The tantalizing sparsity of the imaginative fantasy sequences within Three Thousand Years of Longing felt like a disappointment, but I think that’s on me. As I called attention to in my introduction, you should never be too sure you know what you’re going to get from George Miller. Where Fury Road was pure cinema, laser-focused on motion and action via eye-popping practical stunts, Longing is largely a movie about words. It’s a dialog about the stories we tell and how they make the human experience richer.

The fantastical imagery for the Djinn’s stories – there are, naturally, three tales within the main narrative – are wonderfully rendered, with trippy, but always subtle, CGI that draws you into the world of the movie. It brought to mind the work of another favorite fabulist storyteller: Terry Gilliam. Specifically, Miller’s One Thousand and One Nights aesthetic for his picture’s tales-within-a-tale echoes the Ottoman sequences from Gilliam’s wildly underrated The Adventures of Baron Munchausen.

Miller also uses the Djinn legend to explore universal human truths, longings, and desires. The raw need of we social creatures to be seen and acknowledged by our peers is summed up beautifully in the movie with the sentiment that we don’t exist if we are not known to others. We discover that this is the ultimate curse for the Djinn as he tells Alithea of either languishing in a bottle or being little more than a felt presence to the humans around him.

Idris Elba is in reliably fine form as the Djinn. There is a quiet weariness to the character and Elba makes us feel every grain of sand that the Djinn has seen slip through the hour glass over his millennia of imprisonment.

Alithea is nervous. She knows, as an expert literary scholar, that every tale involving the granting of wishes is a cautionary one. She suspects – as we do – that the trope of Djinns being tricksters who willfully misinterpret wishes in order to spread chaos might be at the heart of this Djinn’s motives.

As Alithea, Tilda Swinton extends the quiet, restrained screen presence that she adopted for 2021’s ethereal Memoria. One of the most exciting things about Swinton as a performer is her seemingly effortless ability to vacillate between quiet, contemplative character interpretations, as in Orlando or Broken Flowers, and gonzo, go-for-broke work in films like Snowpiercer or Okja. Like Elba’s performance, Swinton imbues Alithea with a quiet, almost unassuming sadness that gives the film a palpable pathos.

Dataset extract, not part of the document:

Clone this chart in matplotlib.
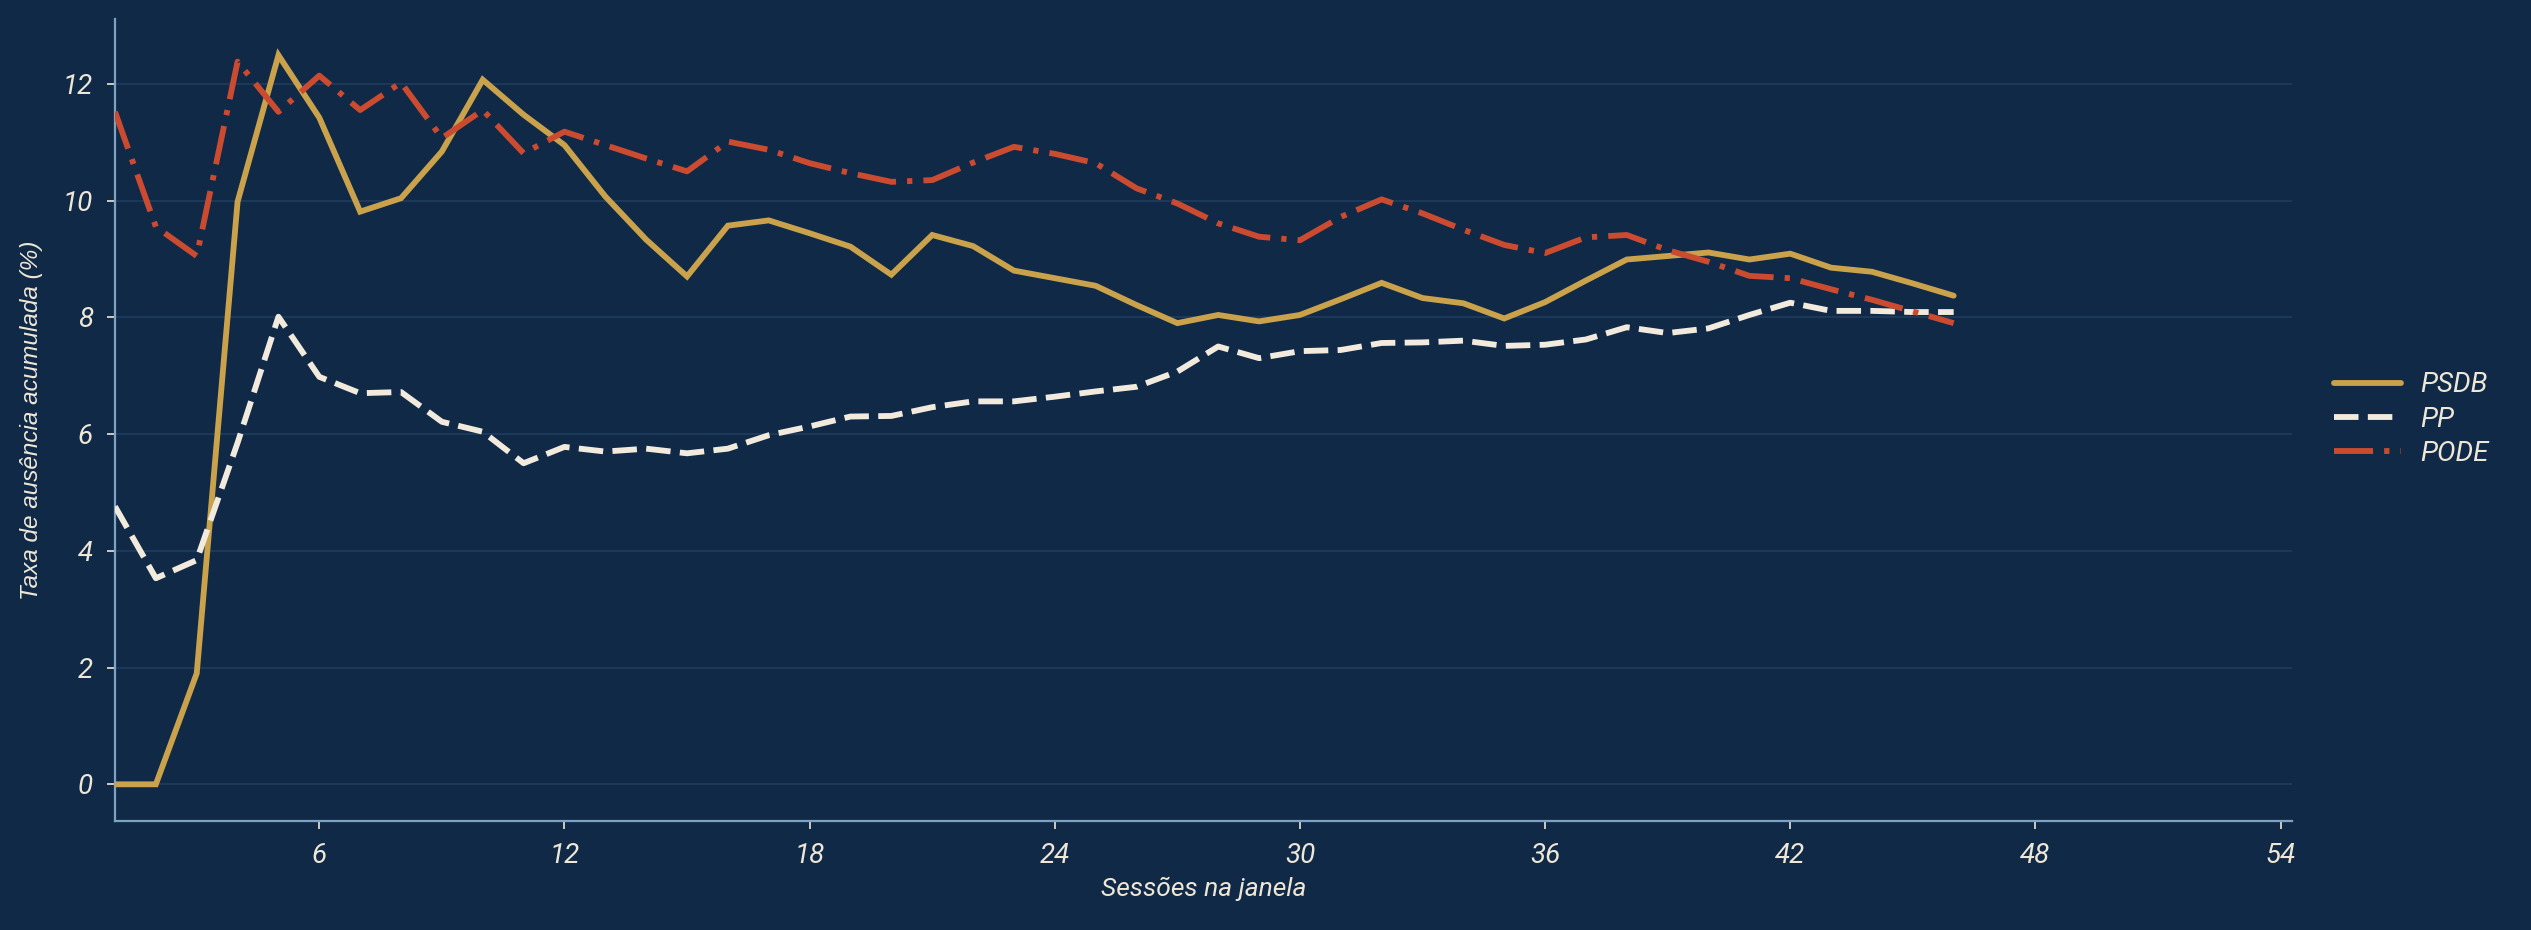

Within the themes that Miller is exploring is the idea that our technology is becoming closer and closer to magic. During their time together, Alithea and the Djinn surmise that all the invisible cell phone transmissions and other high-tech communications signals zipping through the air are too much for the Djinn to process. Humans are creatures of dust, he tells Alithea, whereas his race are creatures of electromagnetism, further blurring the lines between ancient magic and modern-day science.  

Three Thousand Years of Longing is nothing like what I expected George Miller’s follow up to Mad Max: Fury Road would be. It’s a contemplative and melancholic meditation on the power of love. One of the things that makes that mysterious human trait so central to our existence is, as the movie says, that it must be given freely. Otherwise, it’s completely meaningless.

Why it got 3.5 stars:
- I would have loved more bonkers fantasy sequences than Miller gave me in Three Thousand Years of Longing, but the contemplative, melancholy tone was an unexpected treat. This isn’t a masterpiece from Miller, but neither is it a disappointment.

Things I forgot to mention in my review, because, well, I'm the Forgetful Film Critic:
- The one thing I didn’t fit into the main review that I regret leaving out is the quirky and inventive sound design of the movie. Miller’s audio team creates a soundscape that leads to seemingly incongruous sounds blending into each other, like applause into a noisemaker or a heavy sigh into applause.
- The blink-and-you’ll-miss-it side story of Enzo, the notebook paper boy was a wonderfully whimsical little bit of animation.
- I really enjoyed Miller’s slow, roaming camera in the hotel scenes.

Close encounters with people in movie theaters:
- Saw this on a sleepy mid-afternoon Saturday. Not many people in attendance, a testament to the fact that the movie bombed on its opening weekend, most likely to be forgotten.